━━ STORED DATA
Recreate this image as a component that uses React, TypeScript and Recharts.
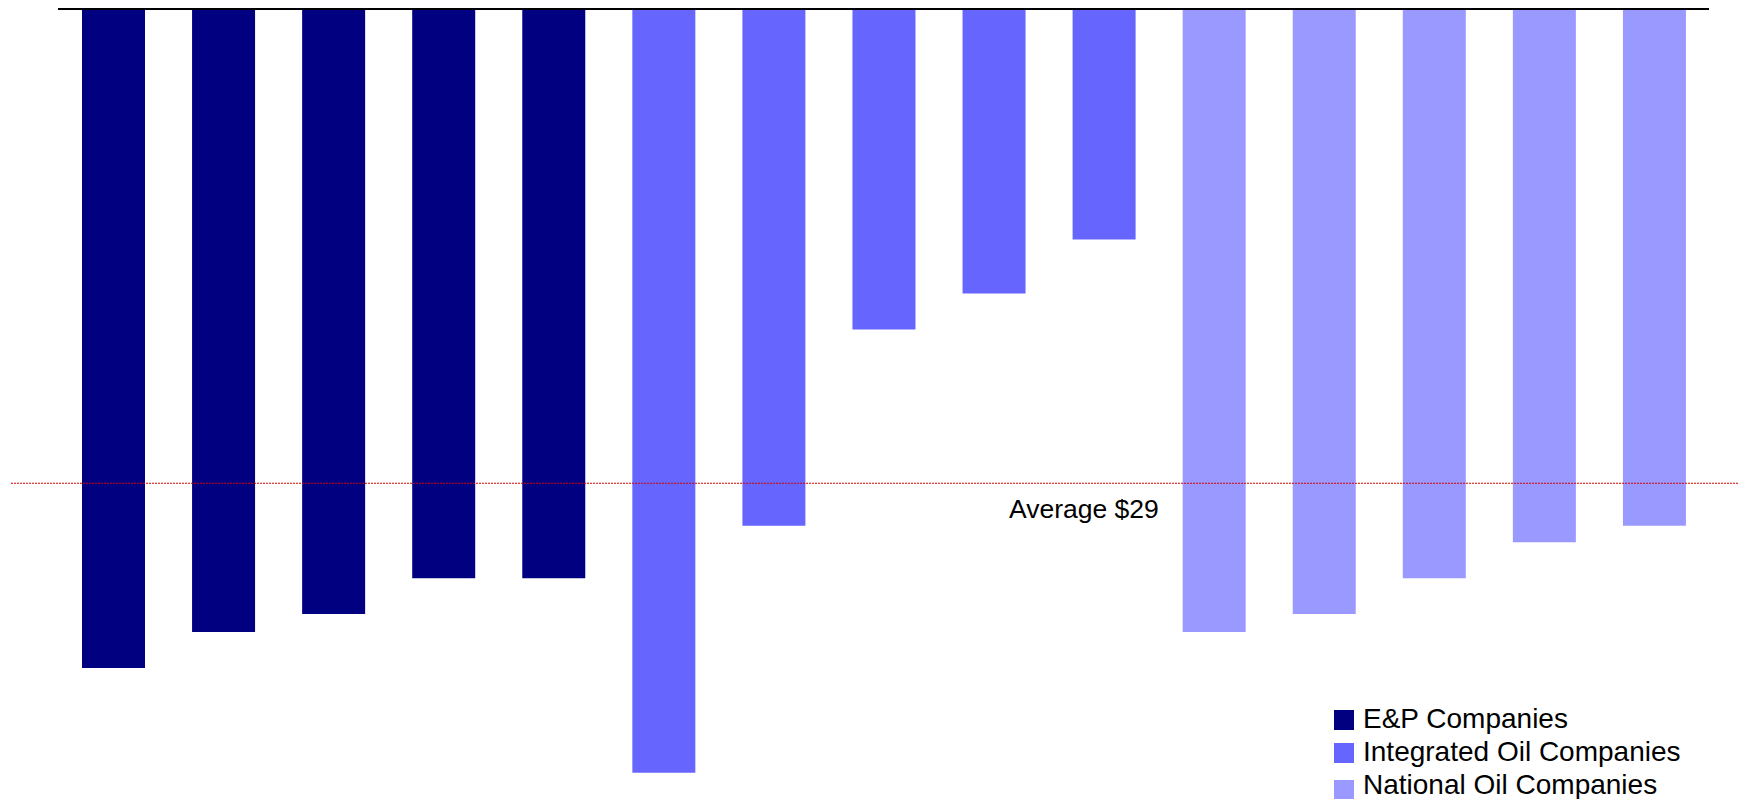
import React from 'react';
import { BarChart, Bar, XAxis, YAxis, ReferenceLine, Legend } from 'recharts';

// Breakeven cost per company, $ (no labels in the original)
const companies = [
  'E&P 1', 'E&P 2', 'E&P 3', 'E&P 4', 'E&P 5',
  'IOC 1', 'IOC 2', 'IOC 3', 'IOC 4', 'IOC 5',
  'NOC 1', 'NOC 2', 'NOC 3', 'NOC 4', 'NOC 5',
];
const epValues = [40.3, 38.1, 37.0, 34.8, 34.8];
const integratedValues = [46.7, 31.6, 19.6, 17.4, 14.1];
const nationalValues = [38.1, 37.0, 34.8, 32.6, 31.6];
const average = 29;

const groups = [
  { key: 'ep', name: 'E&P Companies', color: '#000080', values: epValues },
  { key: 'integrated', name: 'Integrated Oil Companies', color: '#6666FF', values: integratedValues },
  { key: 'national', name: 'National Oil Companies', color: '#9999FF', values: nationalValues },
];

const data = companies.map((name, i) => {
  const row: Record<string, string | number | null> = { name };
  let idx = i;
  groups.forEach(g => {
    if (idx >= 0 && idx < g.values.length) row[g.key] = g.values[idx];
    else row[g.key] = null;
    idx -= g.values.length;
  });
  return row;
});

const font = '"Liberation Sans", Arial, sans-serif';

const AverageLine = (props: any) => {
  const { x1, y1, x2, y2 } = props;
  return (
    <g>
      <line x1={x1 - 47} y1={y1} x2={x2 + 29} y2={y2} stroke="#D40000" strokeWidth={1.2} strokeDasharray="2 1" />
      <text x={x1 + 951} y={y1 + 35} fontSize={26.5} fontFamily={font} fill="#000">
        Average ${average}
      </text>
    </g>
  );
};

const LegendBox = (props: any) => {
  const { payload = [] } = props;
  return (
    <div style={{ fontFamily: font, fontSize: 28, lineHeight: '33px', color: '#000' }}>
      {payload.map((p: any, i: number) => (
        <div key={p.value} style={{ position: 'relative', height: 33, paddingLeft: 29, whiteSpace: 'nowrap' }}>
          <span style={{ position: 'absolute', left: 0, top: i === 2 ? 12 : 8, width: 20, height: 20, backgroundColor: p.color }} />
          {p.value}
        </div>
      ))}
    </div>
  );
};

export default function App() {
  return (
    <div style={{ position: 'absolute', left: 0, top: 0, width: 1743, height: 799, background: '#fff' }}>
      <BarChart width={1743} height={799} data={data} margin={{ top: 9, right: 34, bottom: 5, left: 58 }}>
        <XAxis dataKey="name" hide />
        <YAxis hide reversed domain={[0, 48]} />
        {groups.map(g => (
          <Bar key={g.key} dataKey={g.key} name={g.name} fill={g.color} stackId="s" barSize={63} isAnimationActive={false} />
        ))}
        <ReferenceLine y={0} stroke="#000" strokeWidth={2} ifOverflow="visible" />
        <ReferenceLine y={average} ifOverflow="visible" shape={AverageLine} />
        <Legend
          layout="vertical"
          align="center"
          verticalAlign="middle"
          content={LegendBox}
          wrapperStyle={{ position: 'absolute', left: 1334, top: 702, width: 'auto', height: 'auto' }}
        />
      </BarChart>
    </div>
  );
}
━━━━
SHORT EXERCISE: Output the material word for word, omitting its pictures.

PROBLEM SOLUTION:
Recreate this image as a component that uses React, TypeScript and Recharts.
import React from 'react';
import { BarChart, Bar, XAxis, YAxis, ReferenceLine, Legend } from 'recharts';

// Breakeven cost per company, $ (no labels in the original)
const companies = [
  'E&P 1', 'E&P 2', 'E&P 3', 'E&P 4', 'E&P 5',
  'IOC 1', 'IOC 2', 'IOC 3', 'IOC 4', 'IOC 5',
  'NOC 1', 'NOC 2', 'NOC 3', 'NOC 4', 'NOC 5',
];
const epValues = [40.3, 38.1, 37.0, 34.8, 34.8];
const integratedValues = [46.7, 31.6, 19.6, 17.4, 14.1];
const nationalValues = [38.1, 37.0, 34.8, 32.6, 31.6];
const average = 29;

const groups = [
  { key: 'ep', name: 'E&P Companies', color: '#000080', values: epValues },
  { key: 'integrated', name: 'Integrated Oil Companies', color: '#6666FF', values: integratedValues },
  { key: 'national', name: 'National Oil Companies', color: '#9999FF', values: nationalValues },
];

const data = companies.map((name, i) => {
  const row: Record<string, string | number | null> = { name };
  let idx = i;
  groups.forEach(g => {
    if (idx >= 0 && idx < g.values.length) row[g.key] = g.values[idx];
    else row[g.key] = null;
    idx -= g.values.length;
  });
  return row;
});

const font = '"Liberation Sans", Arial, sans-serif';

const AverageLine = (props: any) => {
  const { x1, y1, x2, y2 } = props;
  return (
    <g>
      <line x1={x1 - 47} y1={y1} x2={x2 + 29} y2={y2} stroke="#D40000" strokeWidth={1.2} strokeDasharray="2 1" />
      <text x={x1 + 951} y={y1 + 35} fontSize={26.5} fontFamily={font} fill="#000">
        Average ${average}
      </text>
    </g>
  );
};

const LegendBox = (props: any) => {
  const { payload = [] } = props;
  return (
    <div style={{ fontFamily: font, fontSize: 28, lineHeight: '33px', color: '#000' }}>
      {payload.map((p: any, i: number) => (
        <div key={p.value} style={{ position: 'relative', height: 33, paddingLeft: 29, whiteSpace: 'nowrap' }}>
          <span style={{ position: 'absolute', left: 0, top: i === 2 ? 12 : 8, width: 20, height: 20, backgroundColor: p.color }} />
          {p.value}
        </div>
      ))}
    </div>
  );
};

export default function App() {
  return (
    <div style={{ position: 'absolute', left: 0, top: 0, width: 1743, height: 799, background: '#fff' }}>
      <BarChart width={1743} height={799} data={data} margin={{ top: 9, right: 34, bottom: 5, left: 58 }}>
        <XAxis dataKey="name" hide />
        <YAxis hide reversed domain={[0, 48]} />
        {groups.map(g => (
          <Bar key={g.key} dataKey={g.key} name={g.name} fill={g.color} stackId="s" barSize={63} isAnimationActive={false} />
        ))}
        <ReferenceLine y={0} stroke="#000" strokeWidth={2} ifOverflow="visible" />
        <ReferenceLine y={average} ifOverflow="visible" shape={AverageLine} />
        <Legend
          layout="vertical"
          align="center"
          verticalAlign="middle"
          content={LegendBox}
          wrapperStyle={{ position: 'absolute', left: 1334, top: 702, width: 'auto', height: 'auto' }}
        />
      </BarChart>
    </div>
  );
}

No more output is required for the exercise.